Green Sand vs. No-Bake (Chemically Bonded) Sand
| Factor | Green Sand | No-Bake / Chemically Bonded |
|---|---|---|
| Mold strength | Lower — can deform under metal pressure | Higher — holds detail under pouring pressure |
| Thin section capability | More challenging for fine or elongated sections | Better suited to thin, consistent walls |
| Surface finish | 250–1,000 microin RMS | Generally improved over green sand |
| Best application | Cost-sensitive, higher volume, standard tolerances | Complex geometry, tighter tolerances, thinner walls |
| Cost | Lower | Higher |

The key difference is what happens under pouring pressure. Green sand molds can shift or erode at thin sections, causing dimensional variation. No-bake molds cure rigid before metal enters, maintaining geometry through the pour.
Practical Process Selection
Choose green sand when:
- Volume justifies the tooling setup
- Tolerances are standard, not tight
- Wall sections stay above 4–5mm
Choose no-bake when:
- Wall sections approach the 3mm range
- Core work or complex internal geometry is involved
- Surface finish and dimensional consistency are critical
Confirm the foundry's available process before finalizing wall dimensions. A green sand shop quoting a 3mm section may deliver variable results — what they can pour and what they can pour consistently are two different things.
Tolerances and Surface Finish: What to Realistically Expect
Dimensional Tolerances
According to AFS/Casting Source green sand data, practical small green sand tolerances run ±0.06", with ±0.03" possible at added cost and rejection risk. LB Foundry cites ±0.030" up to 6", plus ±0.003" per inch over 6", with parting-plane adders of ±0.020" to ±0.060" depending on projected area.
For drawing specification, ISO 8062-3 defines casting tolerance grades DCTG 1–DCTG 16 and is the governing standard. Under ISO 8062-3, wall thickness tolerances run one grade coarser than general linear tolerances. Design critical sections with that gap built in — it's easy to miss on first pass.
Here's a quick reference for common green sand aluminum tolerances:
| Tolerance Type | Typical Value | Notes |
|---|---|---|
| Standard green sand | ±0.06" | Practical baseline for small castings |
| Precision green sand | ±0.03" | Higher cost, elevated rejection risk |
| Linear (up to 6") | ±0.030" | Per LB Foundry data |
| Linear (over 6") | +±0.003"/inch | Added incrementally beyond 6" |
| Parting plane adder | ±0.020"–±0.060" | Depends on projected area |
| Wall thickness grade | One grade coarser | Per ISO 8062-3 vs. general linear |
Surface Finish and Machining Allowance
As-cast surface finish for aluminum sand casting ranges from 3.2–25.0 Ra μm (Manufacturing Network). No-bake processes improve on green sand qualitatively, though the exact improvement varies by foundry and geometry.

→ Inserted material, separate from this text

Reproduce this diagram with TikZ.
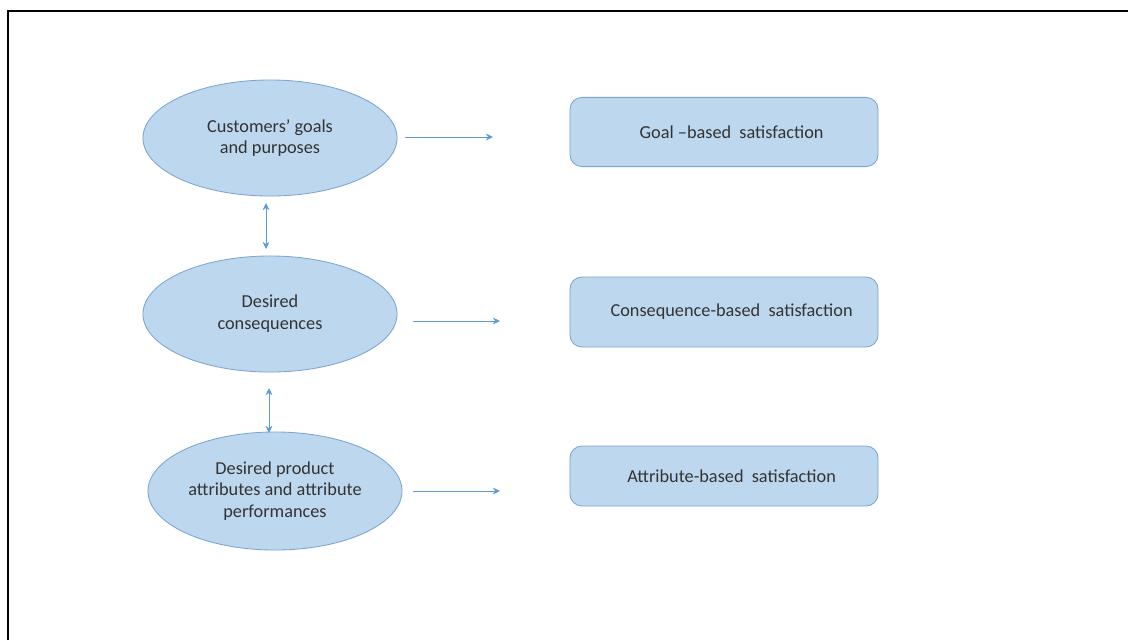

Build in a machining allowance of 1.5–6mm wherever post-cast machining is required. This adds to the nominal wall thickness in the design: a 3mm nominal wall with a 2mm machined surface needs to start at 5mm in the casting.
Shrinkage Allowance
LB Foundry cites aluminum shrinkage at approximately 5/32" per foot (~1.3%). Foundries build this into the pattern dimensions, so the drawing reflects the finished part, not the pattern. Designers don't need to calculate it, but understanding it explains why pattern dimensions don't match finished part dimensions.
Frequently Asked Questions
What is the minimum wall thickness for aluminum sand casting?
The standard industry starting point is 3mm (approximately 3/16"). The actual achievable minimum varies based on alloy, section geometry, section length, and the foundry's specific process capabilities — some operations can achieve thinner sections, but this requires direct confirmation with the foundry.
How thin can aluminum be cast?
With standard sand casting, small or localized sections can approach 3mm; AFS sources note green sand capability as low as 0.09" under specific conditions. No-bake processes and experienced foundries can push closer to that limit — but it requires early collaboration and process-specific validation.
What tolerances can you expect from aluminum sand casting?
Practical tolerances for small green sand castings run ±0.03" to ±0.06", with parting line and core joint adders beyond that. For formal drawing requirements, reference ISO 8062-3 tolerance grades. Confirm achievable tolerances with your foundry before finalizing drawings.
Can aluminum be sand cast?
Yes — aluminum is one of the most commonly sand cast metals. Its high fluidity and low melting point make it well-suited to both green sand and no-bake processes across a wide range of part sizes and geometries.
What is the ideal wall thickness for an aluminum sand casting?
For most standard parts, 4–6mm balances structural requirements with reliable castability. The goal is uniform thickness throughout the part — consistent walls solidify evenly and reduce both misrun and shrinkage risks.
Is sand casting better than die casting for aluminum?
Neither is universally better. Sand casting offers lower tooling cost, greater design flexibility, and suits lower-volume production of larger parts. Die casting holds tighter tolerances (NADCA standard: ±0.010" for the first inch) and achieves thinner walls (down to ~0.040"), making it the better fit for high-volume runs. Choose based on your part size, production volume, and tolerance requirements.